STATED TASK: Exactly the lines from the start of the data below through the line that contains "var rango = maximo.map(function" are to be copied, with pictures left out.

SOURCE DATA:
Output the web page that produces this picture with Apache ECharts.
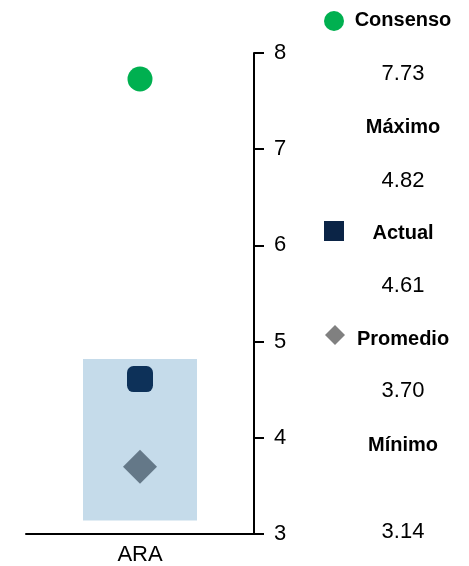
<!DOCTYPE html>
<html>
<head>
<meta charset="utf-8">
<script src="https://cdn.jsdelivr.net/npm/echarts@6/dist/echarts.min.js"></script>
<style>
  html, body { margin: 0; padding: 0; background: #fff; }
  #chart { width: 469px; height: 566px; }
</style>
</head>
<body>
<div id="chart"></div>
<script>
// datos
var categorias = ['ARA'];
var consenso = [7.73];
var maximo = [4.82];
var actual = [4.61];
var promedio = [3.70];
var minimo = [3.14];
var ticksY = [3, 4, 5, 6, 7, 8];

var myChart = echarts.init(document.getElementById('chart'));

var fuente = '"Liberation Sans", Arial, sans-serif';

// rango (min -> max) como barra apilada
var rango = maximo.map(function (v, i) { return +(v - minimo[i]).toFixed(2); });

// textos de la derecha
var filas = [
    { t: 'Consenso', y: 20, bold: true },
    { t: consenso[0].toFixed(2), y: 74 },
    { t: 'Máximo', y: 127, bold: true },
    { t: maximo[0].toFixed(2), y: 181 },
    { t: 'Actual', y: 233, bold: true },
    { t: actual[0].toFixed(2), y: 286 },
    { t: 'Promedio', y: 339, bold: true },
    { t: promedio[0].toFixed(2), y: 391 },
    { t: 'Mínimo', y: 445, bold: true },
    { t: minimo[0].toFixed(2), y: 532 }
];

var graficos = filas.map(function (f) {
    return {
        type: 'text',
        x: 403,
        y: f.y,
        style: {
            text: f.t,
            x: 0, y: 0,
            align: 'center',
            verticalAlign: 'middle',
            font: (f.bold ? 'bold 20px ' : '22px ') + fuente,
            fill: '#000'
        }
    };
});

// simbolos de la leyenda
graficos.push(
    { type: 'circle', shape: { cx: 334, cy: 21, r: 10 }, style: { fill: '#00b050' } },
    { type: 'rect', shape: { x: 324, y: 221, width: 20, height: 20 }, style: { fill: '#0b2446' } },
    { type: 'polygon', shape: { points: [[335, 325], [345, 335], [335, 345], [325, 335]] }, style: { fill: '#808080' } }
);

var option = {
    animation: false,
    grid: { left: 26, right: 215, top: 53, bottom: 29 },
    xAxis: {
        type: 'category',
        data: categorias,
        axisLine: { lineStyle: { color: '#000', width: 2 } },
        axisTick: { show: false },
        axisLabel: { color: '#000', fontSize: 22, fontFamily: fuente, margin: 10 }
    },
    yAxis: {
        type: 'value',
        position: 'right',
        min: ticksY[0],
        max: ticksY[ticksY.length - 1],
        interval: 1,
        splitLine: { show: false },
        axisLine: { show: true, lineStyle: { color: '#000', width: 2 } },
        axisTick: { show: true, length: 10, lineStyle: { color: '#000', width: 2 } },
        axisLabel: { color: '#000', fontSize: 22, fontFamily: fuente, margin: 20 }
    },
    series: [
        {
            name: 'base',
            type: 'bar',
            stack: 'rango',
            data: minimo,
            barWidth: '50%',
            itemStyle: { color: 'transparent' },
            silent: true
        },
        {
            name: 'Rango',
            type: 'bar',
            stack: 'rango',
            data: rango,
            barWidth: '50%',
            itemStyle: { color: '#c5dbea' }
        },
        {
            name: 'Consenso',
            type: 'scatter',
            data: consenso,
            symbol: 'circle',
            symbolSize: 25,
            itemStyle: { color: '#00b050', opacity: 1 },
            z: 5
        },
        {
            name: 'Actual',
            type: 'scatter',
            data: actual,
            symbol: 'roundRect',
            symbolSize: 26,
            itemStyle: { color: '#0d3159', opacity: 1 },
            z: 5
        },
        {
            name: 'Promedio',
            type: 'scatter',
            data: promedio,
            symbol: 'diamond',
            symbolSize: 34,
            itemStyle: { color: '#647888', opacity: 1 },
            z: 5
        }
    ],
    graphic: graficos
};

myChart.setOption(option);
</script>
</body>
</html>
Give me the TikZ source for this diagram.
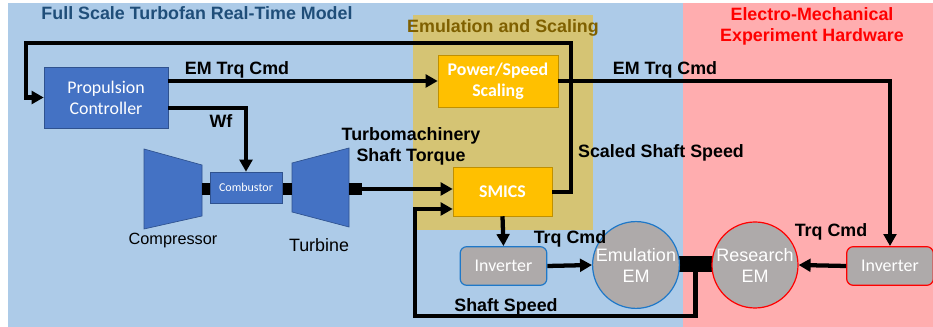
\documentclass[tikz,border=0pt]{standalone}
\usepackage{fontspec}
\setmainfont{Liberation Sans}
\newfontfamily\calibri{Carlito}
\usepackage{tikz}
\usetikzlibrary{arrows.meta}
\definecolor{ModelBlue}{HTML}{ADCBE8}
\definecolor{HwRed}{HTML}{FFADAF}
\definecolor{EmuTan}{HTML}{D5C474}
\definecolor{BoxBlue}{HTML}{4472C4}
\definecolor{BoxBlueEdge}{HTML}{2F528F}
\definecolor{ScaleGold}{HTML}{FFC000}
\definecolor{ScaleGoldEdge}{HTML}{C09000}
\definecolor{MotorGrey}{HTML}{AEAAAA}
\definecolor{EdgeBlue}{HTML}{1F78C8}
\definecolor{TitleBlue}{HTML}{1F4E79}
\definecolor{TitleBrown}{HTML}{7F6000}

\begin{document}
\begin{tikzpicture}[
  x=0.75pt,y=-0.75pt,
  font=\fontsize{13.4}{15.75}\selectfont,
  ctrlbox/.style={draw=BoxBlueEdge,fill=BoxBlue,text=white,align=center,inner sep=0pt,
    font=\calibri\fontsize{13.4}{15.75}\selectfont},
  scalebox/.style={draw=ScaleGoldEdge,fill=ScaleGold,text=white,align=center,inner sep=0pt,
    font=\calibri\bfseries\fontsize{13.4}{15.75}\selectfont},
  invbox/.style={fill=MotorGrey,text=white,rounded corners=5pt,inner sep=0pt,line width=0.9pt,
    minimum width=65pt,minimum height=29pt,font=\calibri\fontsize{13.4}{15.75}\selectfont},
  motor/.style={circle,fill=MotorGrey,text=white,align=center,inner sep=0pt,line width=0.9pt,
    minimum size=64.5pt,font=\fontsize{13.5}{15.75}\selectfont},
  stub/.style={fill=black,inner sep=0pt,minimum height=9pt},
  turbo/.style={fill=BoxBlue,draw=BoxBlueEdge,line width=0.5pt},
  lbl/.style={inner sep=0pt,align=center,font=\bfseries\fontsize{13.4}{15.75}\selectfont},
  title/.style={inner sep=0pt,align=center,font=\bfseries\fontsize{13.4}{15.75}\selectfont},
  arrow/.style={-{Triangle[length=9pt,width=9.5pt]},line width=3.2pt},
  wire/.style={line width=3.2pt}
]
  \useasboundingbox (0,0) rectangle (933,327);
  % regions
  \fill[ModelBlue] (8,3) rectangle (683,327);
  \fill[HwRed] (683,3) rectangle (933,327);
  \fill[EmuTan] (413,15) rectangle (593,230);

  \node[title,text=TitleBlue] (ttlmodel) at (197,13) {Full Scale Turbofan Real-Time Model};
  \node[title,text=TitleBrown] (ttlemu) at (503,28) {Emulation and Scaling};
  \node[title,text=red] (ttlhw) at (812,26) {Electro-Mechanical\\Experiment Hardware};

  % blocks
  \node[ctrlbox,minimum width=93pt,minimum height=45.75pt] (prop) at (106,97.5) {Propulsion\\Controller};
  \node[scalebox,minimum width=90pt,minimum height=39pt] (scale) at (498,81) {Power/Speed\\Scaling};
  \node[scalebox,minimum width=74.25pt,minimum height=36.75pt] (smics) at (502.5,191.5) {SMICS};
  \node[invbox,draw=EdgeBlue] (invL) at (503.5,266) {Inverter};
  \node[invbox,draw=red] (invR) at (890,266) {Inverter};

  % gas turbine
  \draw[turbo] (144,149) -- (202,165) -- (202,216) -- (144,229) -- cycle;
  \draw[turbo] (292,163) -- (349,148) -- (349,227) -- (292,212) -- cycle;
  \node[stub,minimum width=6pt] (cstub) at (206,189) {};
  \node[stub,minimum width=7.5pt] (tstubL) at (287,189) {};
  \node[stub,minimum width=9.75pt] (tstub) at (355.5,189) {};
  \node[ctrlbox,minimum width=54pt,minimum height=23.25pt,font=\calibri\fontsize{9}{11}\selectfont] (comb) at (246,187.5) {Combustor};
  \node[inner sep=0pt,font=\fontsize{12.2}{15}\selectfont] (compr) at (173,241) {Compressor};
  \node[inner sep=0pt] (turb) at (319,245) {Turbine};

  % motors and shaft
  \node[stub,minimum width=26.25pt,minimum height=12pt] (shaft) at (695.5,264) {};
  \node[motor,draw=EdgeBlue] (emuEM) at (636,265) {Emulation\\EM};
  \node[motor,draw=red] (resEM) at (755,265) {Research\\EM};

  % signals
  \coordinate (topR) at (571,43);
  \coordinate (topL) at (26,43);
  \coordinate (spdL) at (415,316);
  \draw[arrow] (smics.east |- 0,192) -| (topR) -- (topL) |- (prop.west);
  \draw[arrow] (prop.east |- scale.west) -- (scale.west);
  \draw[arrow] (prop.east |- 0,108) -| (comb.north);
  \draw[arrow] (scale.east) -| (invR.north);
  \draw[arrow] (tstub.east) -- (smics.west |- tstub.east);
  \draw[arrow] (shaft.south) |- (spdL) |- (smics.west |- 0,209);
  \draw[arrow] (smics.south) -- (invL.north);
  \draw[arrow] (invL.east) -- (emuEM.west);
  \draw[arrow] (invR.west) -- (resEM.east);

  % labels
  \node[lbl] (lblcmd) at (237,70) {EM Trq Cmd};
  \node[lbl] (lblwf) at (221,121) {Wf};
  \node[lbl] (lbltq) at (411,146.5) {Turbomachinery\\Shaft Torque};
  \node[lbl] (lblscl) at (661,153) {Scaled Shaft Speed};
  \node[lbl] (lblcmdR) at (665,70) {EM Trq Cmd};
  \node[lbl] (lbltrqL) at (570,239) {Trq Cmd};
  \node[lbl] (lbltrqR) at (831,232) {Trq Cmd};
  \node[lbl] (lblspd) at (506,307) {Shaft Speed};
\end{tikzpicture}
\end{document}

RESULT BELOW:
Output the web page that produces this picture with Apache ECharts.
<!DOCTYPE html>
<html>
<head>
<meta charset="utf-8">
<script src="https://cdn.jsdelivr.net/npm/echarts@6/dist/echarts.min.js"></script>
<style>
  html, body { margin: 0; padding: 0; background: #fff; }
  #chart { width: 469px; height: 566px; }
</style>
</head>
<body>
<div id="chart"></div>
<script>
// datos
var categorias = ['ARA'];
var consenso = [7.73];
var maximo = [4.82];
var actual = [4.61];
var promedio = [3.70];
var minimo = [3.14];
var ticksY = [3, 4, 5, 6, 7, 8];

var myChart = echarts.init(document.getElementById('chart'));

var fuente = '"Liberation Sans", Arial, sans-serif';

// rango (min -> max) como barra apilada
var rango = maximo.map(function (v, i) { return +(v - minimo[i]).toFixed(2); });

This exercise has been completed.